The fuel consists of an isotope of uranium, uranium-235 (often written as^235 U), that occurs as one
part in 140 in natural uranium. When a slow-moving neutron collides and merges with the nucleus of
an atom of^235 U that nucleus splits into two with the release of two or three neutrons. This is fission.
If these neutrons also strike^235 U nuclei, the number of neutrons and nuclear fissions proliferate
exponentially. This is a chain reaction and as the particles come to rest much of their energy is
converted into heat.
At least one neutron from each fission must merge with a^235 U nucleus in order to sustain a chain
reaction. Only slow-moving neutrons are able to cause fission; more energetic neutrons are not
absorbed. Fission releases neutrons at many speeds and so fast-moving ones must be slowed. This is
the purpose of the moderator. Different reactor designs use different moderator materials. Graphite,
deuterium oxide (heavy water), and ordinary (light) water are widely used, light water being the
most popular of all.
Cadmium and boron absorb neutrons, removing them from the reaction process. This means rods
made from these elements can be used to regulate the speed of the chain reaction. The rods can be
raised or lowered, accelerating or slowing the power output.
Surrounding the core, a coolant carries away the heat. In the most popular reactor design, the
pressurized water reactor (PWR), the coolant is water under pressure. There are also designs that use
boiling water. Magnox reactors, of which eight were built in Britain, the first in 1956 at Calder Hall
(now Sellafield), Cumbria, use carbon dioxide as a coolant. The name ‘Magnox’ refers to the
magnesium oxide alloy that is used to clad the uranium fuel rods. The advanced gas-cooled reactor
also uses carbon dioxide as a coolant. Molten sodium can be used as a coolant.

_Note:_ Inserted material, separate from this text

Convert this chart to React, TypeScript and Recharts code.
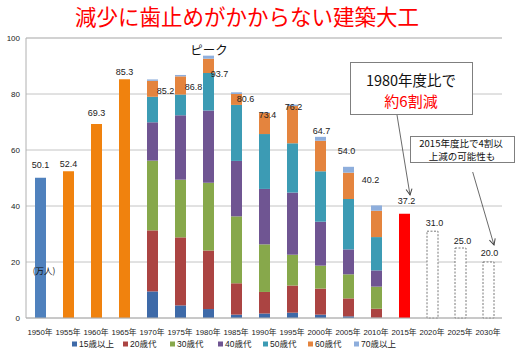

Heat from the coolant passes to the water that is turned into steam to drive the turbines. In the event
of a failure in the cooling system, not only would the turbines cease to function, the core would
overheat, perhaps dangerously. Backup cooling systems are fitted that come into operation should
this occur. These are just one of the many safety systems.
Nuclear fuel cycle
Uranium fuel for nuclear reactors is obtained from ores, in the same way as
other metals. The ore is mined and milled to extract the uranium from it.

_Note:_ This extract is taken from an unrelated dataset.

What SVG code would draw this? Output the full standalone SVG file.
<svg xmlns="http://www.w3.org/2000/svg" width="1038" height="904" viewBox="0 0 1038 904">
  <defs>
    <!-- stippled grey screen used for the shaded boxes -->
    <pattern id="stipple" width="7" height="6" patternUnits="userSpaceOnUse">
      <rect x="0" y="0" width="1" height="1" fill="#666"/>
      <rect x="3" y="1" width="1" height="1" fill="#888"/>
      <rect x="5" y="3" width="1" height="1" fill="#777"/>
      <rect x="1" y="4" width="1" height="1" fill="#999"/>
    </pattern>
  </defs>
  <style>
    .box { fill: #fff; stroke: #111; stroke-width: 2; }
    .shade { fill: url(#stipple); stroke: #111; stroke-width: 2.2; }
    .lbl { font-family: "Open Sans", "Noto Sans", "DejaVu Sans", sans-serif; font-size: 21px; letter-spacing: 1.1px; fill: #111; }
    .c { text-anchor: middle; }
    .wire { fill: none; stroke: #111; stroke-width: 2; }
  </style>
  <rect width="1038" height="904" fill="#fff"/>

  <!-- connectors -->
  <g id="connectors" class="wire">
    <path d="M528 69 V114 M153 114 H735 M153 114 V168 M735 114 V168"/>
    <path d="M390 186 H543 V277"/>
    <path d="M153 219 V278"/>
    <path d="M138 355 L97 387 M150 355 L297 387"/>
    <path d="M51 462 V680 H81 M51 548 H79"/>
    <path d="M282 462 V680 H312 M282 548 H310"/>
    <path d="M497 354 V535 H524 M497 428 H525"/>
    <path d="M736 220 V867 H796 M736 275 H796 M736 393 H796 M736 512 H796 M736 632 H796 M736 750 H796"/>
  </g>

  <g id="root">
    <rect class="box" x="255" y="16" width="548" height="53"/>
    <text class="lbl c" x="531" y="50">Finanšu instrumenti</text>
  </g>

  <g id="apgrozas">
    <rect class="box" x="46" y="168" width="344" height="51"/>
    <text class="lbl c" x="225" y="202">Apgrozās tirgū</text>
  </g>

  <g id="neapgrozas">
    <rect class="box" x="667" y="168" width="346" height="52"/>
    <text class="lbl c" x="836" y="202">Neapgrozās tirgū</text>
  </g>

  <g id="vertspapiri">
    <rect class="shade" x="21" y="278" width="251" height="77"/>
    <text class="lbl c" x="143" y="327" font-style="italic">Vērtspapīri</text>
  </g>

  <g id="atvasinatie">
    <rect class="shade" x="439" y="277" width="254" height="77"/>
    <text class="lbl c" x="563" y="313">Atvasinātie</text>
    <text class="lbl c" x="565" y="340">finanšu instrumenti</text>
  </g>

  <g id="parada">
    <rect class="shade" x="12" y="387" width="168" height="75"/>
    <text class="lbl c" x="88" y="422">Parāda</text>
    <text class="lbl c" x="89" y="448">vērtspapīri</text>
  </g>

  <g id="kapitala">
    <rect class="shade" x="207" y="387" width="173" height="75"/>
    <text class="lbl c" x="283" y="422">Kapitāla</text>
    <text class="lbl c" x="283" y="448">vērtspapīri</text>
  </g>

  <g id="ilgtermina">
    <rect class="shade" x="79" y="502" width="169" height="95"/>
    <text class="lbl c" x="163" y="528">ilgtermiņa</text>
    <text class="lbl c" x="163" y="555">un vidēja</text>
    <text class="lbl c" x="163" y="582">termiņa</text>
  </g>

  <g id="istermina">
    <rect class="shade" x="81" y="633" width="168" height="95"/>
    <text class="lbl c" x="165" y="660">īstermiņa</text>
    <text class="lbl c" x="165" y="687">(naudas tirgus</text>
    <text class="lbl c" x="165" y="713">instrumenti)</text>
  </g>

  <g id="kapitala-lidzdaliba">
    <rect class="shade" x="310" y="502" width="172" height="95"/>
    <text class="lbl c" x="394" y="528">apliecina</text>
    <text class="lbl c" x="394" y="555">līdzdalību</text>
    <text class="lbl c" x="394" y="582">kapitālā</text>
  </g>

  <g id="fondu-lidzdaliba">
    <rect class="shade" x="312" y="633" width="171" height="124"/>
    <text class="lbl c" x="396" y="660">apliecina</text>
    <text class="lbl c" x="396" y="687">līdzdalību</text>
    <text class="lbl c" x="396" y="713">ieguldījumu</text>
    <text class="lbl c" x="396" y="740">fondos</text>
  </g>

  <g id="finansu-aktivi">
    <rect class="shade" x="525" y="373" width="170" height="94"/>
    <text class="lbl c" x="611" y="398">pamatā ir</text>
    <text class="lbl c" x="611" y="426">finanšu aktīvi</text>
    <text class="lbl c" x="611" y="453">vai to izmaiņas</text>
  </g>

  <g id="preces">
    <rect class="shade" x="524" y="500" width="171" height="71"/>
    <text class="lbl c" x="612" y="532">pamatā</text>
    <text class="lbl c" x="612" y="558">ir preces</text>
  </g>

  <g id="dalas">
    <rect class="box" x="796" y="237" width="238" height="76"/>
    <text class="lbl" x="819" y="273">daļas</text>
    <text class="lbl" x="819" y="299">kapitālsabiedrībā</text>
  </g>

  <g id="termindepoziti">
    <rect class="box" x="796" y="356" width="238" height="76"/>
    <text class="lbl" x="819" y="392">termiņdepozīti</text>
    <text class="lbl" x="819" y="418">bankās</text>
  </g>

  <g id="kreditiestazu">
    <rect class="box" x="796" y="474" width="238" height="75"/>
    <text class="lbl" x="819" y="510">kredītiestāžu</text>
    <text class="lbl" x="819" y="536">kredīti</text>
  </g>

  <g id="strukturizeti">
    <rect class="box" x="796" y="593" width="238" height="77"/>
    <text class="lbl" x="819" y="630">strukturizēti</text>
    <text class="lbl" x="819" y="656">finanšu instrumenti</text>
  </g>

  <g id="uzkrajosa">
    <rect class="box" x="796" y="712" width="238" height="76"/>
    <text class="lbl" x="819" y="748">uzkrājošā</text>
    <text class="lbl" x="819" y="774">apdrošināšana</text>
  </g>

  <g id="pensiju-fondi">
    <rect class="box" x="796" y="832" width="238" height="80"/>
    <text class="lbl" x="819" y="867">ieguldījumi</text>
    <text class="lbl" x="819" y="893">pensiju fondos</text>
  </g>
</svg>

Natural uranium contains 140 parts of^238 U to every part of^235 U. It is only^235 U
that can sustain the chain reaction necessary to generate heat. Consequently,
for most reactors (but not all) it is necessary to increase the proportion of^235 U
to about 3 per cent. This is called ‘enrichment’.
Enriched uranium is then made into fuel pellets. These are placed in metal
canisters. They are then fuel rods and ready to be used.
When the^235 U fuel is depleted, the rods must be removed from the reactor and
replaced. They are very hot and highly radioactive. They are stored under
water for a time, while their temperature and level of radioactivity fall.